* Begin GIVEN DATA *

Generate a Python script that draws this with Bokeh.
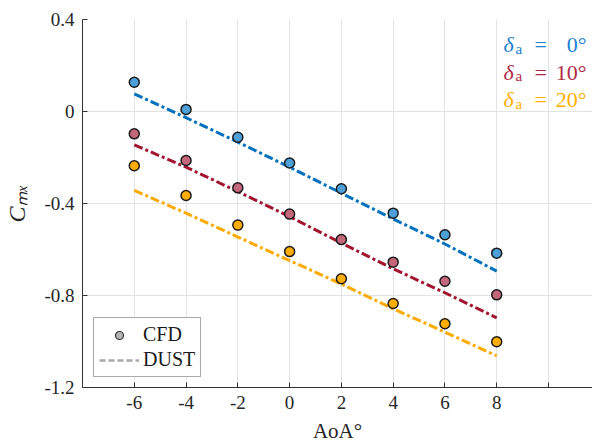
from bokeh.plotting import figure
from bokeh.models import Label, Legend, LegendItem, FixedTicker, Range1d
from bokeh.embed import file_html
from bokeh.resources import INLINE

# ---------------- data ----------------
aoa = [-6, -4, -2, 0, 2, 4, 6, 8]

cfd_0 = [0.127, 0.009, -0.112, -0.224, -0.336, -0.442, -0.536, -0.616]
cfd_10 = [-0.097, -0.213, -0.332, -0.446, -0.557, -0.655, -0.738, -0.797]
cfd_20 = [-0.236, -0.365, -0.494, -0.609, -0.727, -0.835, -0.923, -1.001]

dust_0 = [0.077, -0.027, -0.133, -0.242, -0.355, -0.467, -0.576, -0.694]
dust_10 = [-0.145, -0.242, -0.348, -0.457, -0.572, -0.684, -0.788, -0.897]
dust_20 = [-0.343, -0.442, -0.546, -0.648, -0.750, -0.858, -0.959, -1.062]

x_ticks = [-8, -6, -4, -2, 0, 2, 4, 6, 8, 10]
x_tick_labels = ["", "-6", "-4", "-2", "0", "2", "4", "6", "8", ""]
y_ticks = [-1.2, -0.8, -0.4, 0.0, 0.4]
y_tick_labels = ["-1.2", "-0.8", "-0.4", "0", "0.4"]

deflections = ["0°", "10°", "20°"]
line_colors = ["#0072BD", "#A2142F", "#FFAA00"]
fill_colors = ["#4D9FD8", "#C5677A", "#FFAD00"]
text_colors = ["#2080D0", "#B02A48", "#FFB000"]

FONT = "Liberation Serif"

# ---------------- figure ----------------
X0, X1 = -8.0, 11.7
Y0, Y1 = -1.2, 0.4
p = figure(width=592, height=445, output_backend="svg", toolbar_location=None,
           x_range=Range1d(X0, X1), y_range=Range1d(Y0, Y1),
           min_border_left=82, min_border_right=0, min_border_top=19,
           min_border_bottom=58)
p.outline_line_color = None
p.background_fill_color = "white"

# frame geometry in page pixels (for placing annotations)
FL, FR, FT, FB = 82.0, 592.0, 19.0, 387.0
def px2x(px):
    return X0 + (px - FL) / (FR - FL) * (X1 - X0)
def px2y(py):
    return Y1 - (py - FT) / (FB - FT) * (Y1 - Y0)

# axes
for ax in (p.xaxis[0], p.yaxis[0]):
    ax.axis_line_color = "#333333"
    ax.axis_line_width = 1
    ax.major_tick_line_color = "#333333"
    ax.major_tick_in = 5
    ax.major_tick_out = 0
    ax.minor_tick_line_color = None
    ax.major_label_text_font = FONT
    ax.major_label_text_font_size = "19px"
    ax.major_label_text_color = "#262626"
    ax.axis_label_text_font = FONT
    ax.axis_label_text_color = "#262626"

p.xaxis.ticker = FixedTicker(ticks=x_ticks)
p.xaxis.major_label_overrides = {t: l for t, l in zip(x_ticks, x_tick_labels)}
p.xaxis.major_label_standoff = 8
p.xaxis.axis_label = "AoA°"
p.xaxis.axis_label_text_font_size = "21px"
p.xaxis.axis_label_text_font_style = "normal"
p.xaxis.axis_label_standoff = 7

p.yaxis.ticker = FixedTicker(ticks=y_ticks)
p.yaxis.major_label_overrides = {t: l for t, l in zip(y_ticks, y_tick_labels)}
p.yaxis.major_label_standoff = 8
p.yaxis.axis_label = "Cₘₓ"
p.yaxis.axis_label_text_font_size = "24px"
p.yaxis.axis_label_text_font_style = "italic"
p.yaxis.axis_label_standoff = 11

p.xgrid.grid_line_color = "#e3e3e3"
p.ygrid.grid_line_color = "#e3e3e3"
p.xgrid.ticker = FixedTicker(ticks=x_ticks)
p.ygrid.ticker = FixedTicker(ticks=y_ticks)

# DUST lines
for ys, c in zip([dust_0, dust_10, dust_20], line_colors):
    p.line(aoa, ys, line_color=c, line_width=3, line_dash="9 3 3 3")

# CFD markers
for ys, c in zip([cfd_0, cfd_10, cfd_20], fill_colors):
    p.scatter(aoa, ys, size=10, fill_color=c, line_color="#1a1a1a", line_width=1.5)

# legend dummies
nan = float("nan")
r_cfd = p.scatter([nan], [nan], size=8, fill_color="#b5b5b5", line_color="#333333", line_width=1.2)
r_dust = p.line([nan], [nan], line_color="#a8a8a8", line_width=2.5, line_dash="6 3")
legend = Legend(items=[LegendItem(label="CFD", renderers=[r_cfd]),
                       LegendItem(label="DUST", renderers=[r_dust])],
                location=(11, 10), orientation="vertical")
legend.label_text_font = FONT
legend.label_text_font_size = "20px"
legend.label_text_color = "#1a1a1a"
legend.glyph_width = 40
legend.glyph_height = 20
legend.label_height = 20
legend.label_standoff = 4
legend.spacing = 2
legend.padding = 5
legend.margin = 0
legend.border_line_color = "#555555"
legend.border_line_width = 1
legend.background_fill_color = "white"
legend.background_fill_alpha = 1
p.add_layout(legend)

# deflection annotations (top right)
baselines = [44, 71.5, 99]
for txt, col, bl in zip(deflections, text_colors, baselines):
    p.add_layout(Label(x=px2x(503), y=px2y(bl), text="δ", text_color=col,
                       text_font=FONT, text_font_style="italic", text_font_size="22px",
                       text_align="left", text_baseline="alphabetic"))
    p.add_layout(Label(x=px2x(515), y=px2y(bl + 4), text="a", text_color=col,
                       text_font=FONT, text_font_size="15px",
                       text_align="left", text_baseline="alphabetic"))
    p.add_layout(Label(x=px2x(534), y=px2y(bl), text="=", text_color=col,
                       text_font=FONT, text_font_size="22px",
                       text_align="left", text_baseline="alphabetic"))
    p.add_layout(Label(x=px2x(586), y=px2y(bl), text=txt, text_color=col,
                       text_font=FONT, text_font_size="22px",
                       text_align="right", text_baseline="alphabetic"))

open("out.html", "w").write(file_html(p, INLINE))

* End GIVEN DATA *

_EXERCISE AIM_: Reproduce the material above verbatim; omit every picture.

_TASK SOLUTION_:
Generate a Python script that draws this with Bokeh.
from bokeh.plotting import figure
from bokeh.models import Label, Legend, LegendItem, FixedTicker, Range1d
from bokeh.embed import file_html
from bokeh.resources import INLINE

# ---------------- data ----------------
aoa = [-6, -4, -2, 0, 2, 4, 6, 8]

cfd_0 = [0.127, 0.009, -0.112, -0.224, -0.336, -0.442, -0.536, -0.616]
cfd_10 = [-0.097, -0.213, -0.332, -0.446, -0.557, -0.655, -0.738, -0.797]
cfd_20 = [-0.236, -0.365, -0.494, -0.609, -0.727, -0.835, -0.923, -1.001]

dust_0 = [0.077, -0.027, -0.133, -0.242, -0.355, -0.467, -0.576, -0.694]
dust_10 = [-0.145, -0.242, -0.348, -0.457, -0.572, -0.684, -0.788, -0.897]
dust_20 = [-0.343, -0.442, -0.546, -0.648, -0.750, -0.858, -0.959, -1.062]

x_ticks = [-8, -6, -4, -2, 0, 2, 4, 6, 8, 10]
x_tick_labels = ["", "-6", "-4", "-2", "0", "2", "4", "6", "8", ""]
y_ticks = [-1.2, -0.8, -0.4, 0.0, 0.4]
y_tick_labels = ["-1.2", "-0.8", "-0.4", "0", "0.4"]

deflections = ["0°", "10°", "20°"]
line_colors = ["#0072BD", "#A2142F", "#FFAA00"]
fill_colors = ["#4D9FD8", "#C5677A", "#FFAD00"]
text_colors = ["#2080D0", "#B02A48", "#FFB000"]

FONT = "Liberation Serif"

# ---------------- figure ----------------
X0, X1 = -8.0, 11.7
Y0, Y1 = -1.2, 0.4
p = figure(width=592, height=445, output_backend="svg", toolbar_location=None,
           x_range=Range1d(X0, X1), y_range=Range1d(Y0, Y1),
           min_border_left=82, min_border_right=0, min_border_top=19,
           min_border_bottom=58)
p.outline_line_color = None
p.background_fill_color = "white"

# frame geometry in page pixels (for placing annotations)
FL, FR, FT, FB = 82.0, 592.0, 19.0, 387.0
def px2x(px):
    return X0 + (px - FL) / (FR - FL) * (X1 - X0)
def px2y(py):
    return Y1 - (py - FT) / (FB - FT) * (Y1 - Y0)

# axes
for ax in (p.xaxis[0], p.yaxis[0]):
    ax.axis_line_color = "#333333"
    ax.axis_line_width = 1
    ax.major_tick_line_color = "#333333"
    ax.major_tick_in = 5
    ax.major_tick_out = 0
    ax.minor_tick_line_color = None
    ax.major_label_text_font = FONT
    ax.major_label_text_font_size = "19px"
    ax.major_label_text_color = "#262626"
    ax.axis_label_text_font = FONT
    ax.axis_label_text_color = "#262626"

p.xaxis.ticker = FixedTicker(ticks=x_ticks)
p.xaxis.major_label_overrides = {t: l for t, l in zip(x_ticks, x_tick_labels)}
p.xaxis.major_label_standoff = 8
p.xaxis.axis_label = "AoA°"
p.xaxis.axis_label_text_font_size = "21px"
p.xaxis.axis_label_text_font_style = "normal"
p.xaxis.axis_label_standoff = 7

p.yaxis.ticker = FixedTicker(ticks=y_ticks)
p.yaxis.major_label_overrides = {t: l for t, l in zip(y_ticks, y_tick_labels)}
p.yaxis.major_label_standoff = 8
p.yaxis.axis_label = "Cₘₓ"
p.yaxis.axis_label_text_font_size = "24px"
p.yaxis.axis_label_text_font_style = "italic"
p.yaxis.axis_label_standoff = 11

p.xgrid.grid_line_color = "#e3e3e3"
p.ygrid.grid_line_color = "#e3e3e3"
p.xgrid.ticker = FixedTicker(ticks=x_ticks)
p.ygrid.ticker = FixedTicker(ticks=y_ticks)

# DUST lines
for ys, c in zip([dust_0, dust_10, dust_20], line_colors):
    p.line(aoa, ys, line_color=c, line_width=3, line_dash="9 3 3 3")

# CFD markers
for ys, c in zip([cfd_0, cfd_10, cfd_20], fill_colors):
    p.scatter(aoa, ys, size=10, fill_color=c, line_color="#1a1a1a", line_width=1.5)

# legend dummies
nan = float("nan")
r_cfd = p.scatter([nan], [nan], size=8, fill_color="#b5b5b5", line_color="#333333", line_width=1.2)
r_dust = p.line([nan], [nan], line_color="#a8a8a8", line_width=2.5, line_dash="6 3")
legend = Legend(items=[LegendItem(label="CFD", renderers=[r_cfd]),
                       LegendItem(label="DUST", renderers=[r_dust])],
                location=(11, 10), orientation="vertical")
legend.label_text_font = FONT
legend.label_text_font_size = "20px"
legend.label_text_color = "#1a1a1a"
legend.glyph_width = 40
legend.glyph_height = 20
legend.label_height = 20
legend.label_standoff = 4
legend.spacing = 2
legend.padding = 5
legend.margin = 0
legend.border_line_color = "#555555"
legend.border_line_width = 1
legend.background_fill_color = "white"
legend.background_fill_alpha = 1
p.add_layout(legend)

# deflection annotations (top right)
baselines = [44, 71.5, 99]
for txt, col, bl in zip(deflections, text_colors, baselines):
    p.add_layout(Label(x=px2x(503), y=px2y(bl), text="δ", text_color=col,
                       text_font=FONT, text_font_style="italic", text_font_size="22px",
                       text_align="left", text_baseline="alphabetic"))
    p.add_layout(Label(x=px2x(515), y=px2y(bl + 4), text="a", text_color=col,
                       text_font=FONT, text_font_size="15px",
                       text_align="left", text_baseline="alphabetic"))
    p.add_layout(Label(x=px2x(534), y=px2y(bl), text="=", text_color=col,
                       text_font=FONT, text_font_size="22px",
                       text_align="left", text_baseline="alphabetic"))
    p.add_layout(Label(x=px2x(586), y=px2y(bl), text=txt, text_color=col,
                       text_font=FONT, text_font_size="22px",
                       text_align="right", text_baseline="alphabetic"))

open("out.html", "w").write(file_html(p, INLINE))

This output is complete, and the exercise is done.